5 The protagonist’s actions don’t make sense
A protagonist needs ‘to protag’ (verb, copyright Brandon Sanderson). They need to take action. They can’t sit there as a spectator or a punchbag. The protagonist must have agency. I made this mistake with Jovanka. It took several passes to punt her into action; sometimes right, sometimes wrong. But what kind of action? Recall Goals and motivation:
What they want; why they want it.
If those change, there must be a reason why they change; no random flip-flop from one thing to another.
The protagonist needs either:
- consistency, where they hold to a set of values OR
- experience an arc of change
Set out what the character believes; their actions may conflict with those beliefs but we understand their core personality. Often the external plot imposes actions or choices on a character; those are not self selected. Conflict, regret, guilt, those are all fine reactions to events outside their control. Arbitrary actions that contradict core beliefs won’t make sense.
But ad-hoc action under extreme pressure, in reaction to external events? That’s a recipe for character mistakes and character failure. That’s drama.
Actions have consequences
Actions are learning experiences. Lessons learned bring changes to a character’s beliefs and motivations. Goals can change. Needs give way to wants when the character uncovers their misbelief; the lie gives way to truth. The character pursues a different set of goals in response.
Those actions don’t have to be right, or good, or moral, or even sympathetic, but there must be a logical progression of cause and effect that the reader understands.
Complex psychology is fine, as long as it’s understood by the reader. Opaque character motives and goals alienate readers. We come back to relatability, empathy, sympathy.
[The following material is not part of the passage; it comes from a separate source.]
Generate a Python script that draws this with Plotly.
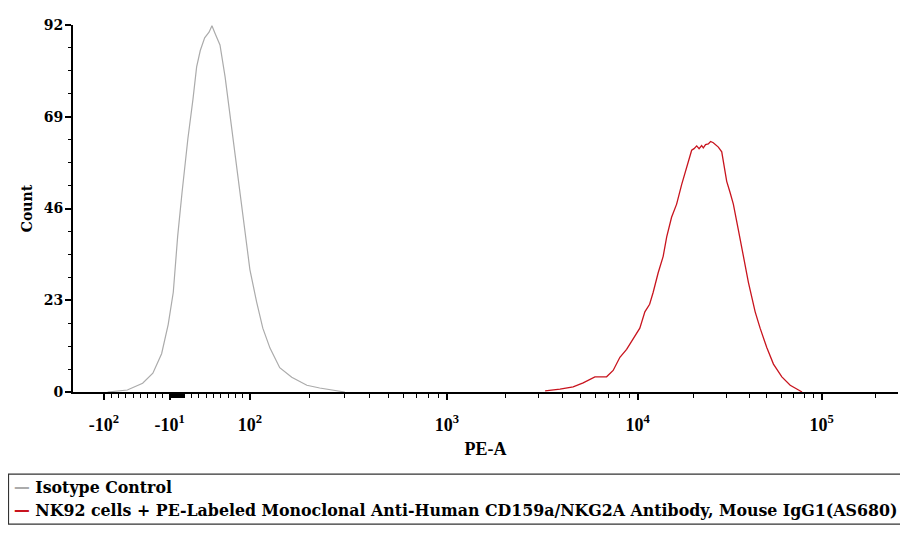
import math
import plotly.graph_objects as go

# ---------------- data (PE-A value, event count) ----------------
iso_pe = [-95, -68, -47, -33, -21, -12, -5, 1, 7, 11, 15, 22, 27, 32, 38, 44, 48,
          52, 55, 59, 66, 73, 79, 86, 93, 100, 108, 116, 126, 141, 162, 193, 224, 260, 300]
iso_count = [0.0, 0.5, 2.2, 4.7, 9.6, 16.9, 25.0, 39.0, 50.0, 57.7, 63.5, 73.4, 81.5,
             85.6, 88.8, 90.2, 91.8, 90.0, 88.8, 87.0, 79.0, 69.2, 60.0, 50.3, 39.7,
             30.7, 22.6, 16.0, 11.0, 6.1, 3.7, 1.7, 1.0, 0.5, 0.0]

ab_pe = [3240, 3880, 4550, 5140, 5930, 6840, 7410, 8050, 8740, 9290, 10280, 10940,
         11600, 12120, 12890, 13710, 14320, 15210, 16190, 17230, 18330, 19000, 19510,
         20100, 20770, 21400, 22090, 22550, 23200, 23990, 24700, 25540, 26300, 27200,
         28380, 29200, 30200, 31500, 32810, 34960, 37220, 39630, 43150, 45920, 50000,
         54330, 60410, 67140, 74640, 78000]
ab_count = [0.3, 0.7, 1.3, 2.3, 3.8, 3.8, 5.4, 8.7, 10.7, 12.8, 16.0, 20.1,
            22.0, 25.0, 29.9, 34.0, 38.9, 43.8, 47.1, 52.0, 56.1, 58.5, 60.6,
            61.0, 61.7, 61.0, 61.8, 61.2, 62.0, 62.2, 62.8, 62.5, 61.9, 61.4,
            60.2, 56.5, 52.8, 50.0, 47.1, 40.6, 34.0, 27.5, 20.1, 16.0, 11.1,
            7.0, 3.8, 1.7, 0.5, 0.0]

series_names = [
    "Isotype Control",
    "NK92 cells + PE-Labeled Monoclonal Anti-Human CD159a/NKG2A Antibody, Mouse IgG1(AS680)",
]
series_colors = ["#ababab", "#c8141e"]

major_ticks = [-100, -10, 100, 1000, 10000, 100000]
major_labels = ["-10<sup>2</sup>", "-10<sup>1</sup>", "10<sup>2</sup>",
                "10<sup>3</sup>", "10<sup>4</sup>", "10<sup>5</sup>"]
minor_ticks = ([-v for v in range(20, 100, 10)] + list(range(-9, 11)) +
               list(range(20, 100, 10)) + list(range(200, 1000, 100)) +
               list(range(2000, 10000, 1000)) + list(range(20000, 100000, 10000)) +
               [200000])
y_ticks = [0, 23, 46, 69, 92]


# ---------------- biexponential-like display scale ----------------
def disp(x):
    a = abs(x)
    if a <= 100:
        d = 0.384 * a / 100.0
    else:
        u = math.log10(a) - 2.0
        d = 0.384 + 1.0547 * u - 0.01726 * u * u
    return d if x >= 0 else -d


X_RANGE = [-0.547, 3.795]

fig = go.Figure()
fig.add_trace(go.Scatter(x=[disp(v) for v in iso_pe], y=iso_count, mode="lines",
                         line=dict(color=series_colors[0], width=1.2),
                         name=series_names[0], showlegend=False))
fig.add_trace(go.Scatter(x=[disp(v) for v in ab_pe], y=ab_count, mode="lines",
                         line=dict(color=series_colors[1], width=1.3),
                         name=series_names[1], showlegend=False))

times = "Liberation Serif"
wide = "DejaVu Serif"

fig.update_xaxes(
    range=X_RANGE, showgrid=False, zeroline=False,
    showline=True, linecolor="black", linewidth=2,
    ticks="outside", ticklen=6, tickwidth=1.5, tickcolor="black",
    tickmode="array", tickvals=[disp(v) for v in major_ticks], ticktext=major_labels,
    tickfont=dict(family=times, size=18, color="black", weight="bold"),
    ticklabelstandoff=9,
    minor=dict(tickmode="array", tickvals=[disp(v) for v in minor_ticks],
               ticks="outside", ticklen=4, tickwidth=1.2, tickcolor="black"),
    title=dict(text="PE-A", font=dict(family=times, size=18, color="black", weight="bold"),
               standoff=9),
)
fig.update_yaxes(
    range=[0, 92], showgrid=False, zeroline=False,
    showline=True, linecolor="black", linewidth=2,
    ticks="outside", ticklen=6, tickwidth=1.5, tickcolor="black",
    tickmode="array", tickvals=y_ticks, ticktext=[str(v) for v in y_ticks],
    tickfont=dict(family=wide, size=14, color="black", weight="bold"),
    ticklabelstandoff=-1,
    minor=dict(tick0=0, dtick=5.75, ticks="outside", ticklen=3, tickwidth=1, tickcolor="black"),
    title=dict(text="Count", font=dict(family=wide, size=14, color="black", weight="bold"),
               standoff=8),
)

# page has an 8px body margin; figure coordinates below are page pixels minus 8
W, H = 900, 525
PL, PR, PT, PB = 65, 890, 9, 384
def px(p):
    return (p - PL) / (PR - PL)
def py(q):
    return (PB - q) / (PB - PT)

fig.add_shape(type="rect", xref="paper", yref="paper",
              x0=px(0.5), x1=px(898), y0=py(468), y1=py(519),
              line=dict(color="#333333", width=1.2), fillcolor="white")
for i, (nm, col) in enumerate(zip(series_names, series_colors)):
    fig.add_annotation(
        xref="paper", yref="paper", x=px(4), y=py(482 + 23 * i),
        xanchor="left", yanchor="middle", showarrow=False,
        text=f"<span style='color:{col}'>\u2014</span> {nm}",
        font=dict(family=wide, size=15.8, color="black", weight="bold"),
    )

fig.update_layout(
    width=W, height=H,
    margin=dict(l=PL, r=W - PR, t=PT, b=H - PB),
    paper_bgcolor="white", plot_bgcolor="white",
    showlegend=False,
)

fig.write_html("out.html")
Without those, the story is lost.
In other news
There are plenty of other first draft mistakes; inconsistent genre-mashing, not setting initial promises, failing to provide progress, failing to provide pay-off’s. There’s the soggy middle, irregular pacing, inconsistent plotting, plot holes the size of a planet. The list could be ten or twenty and they all need fixing sometime. But Ellen’s list attacks the essentials of a draft and there’s a whole lot of craft you can apply to fix it.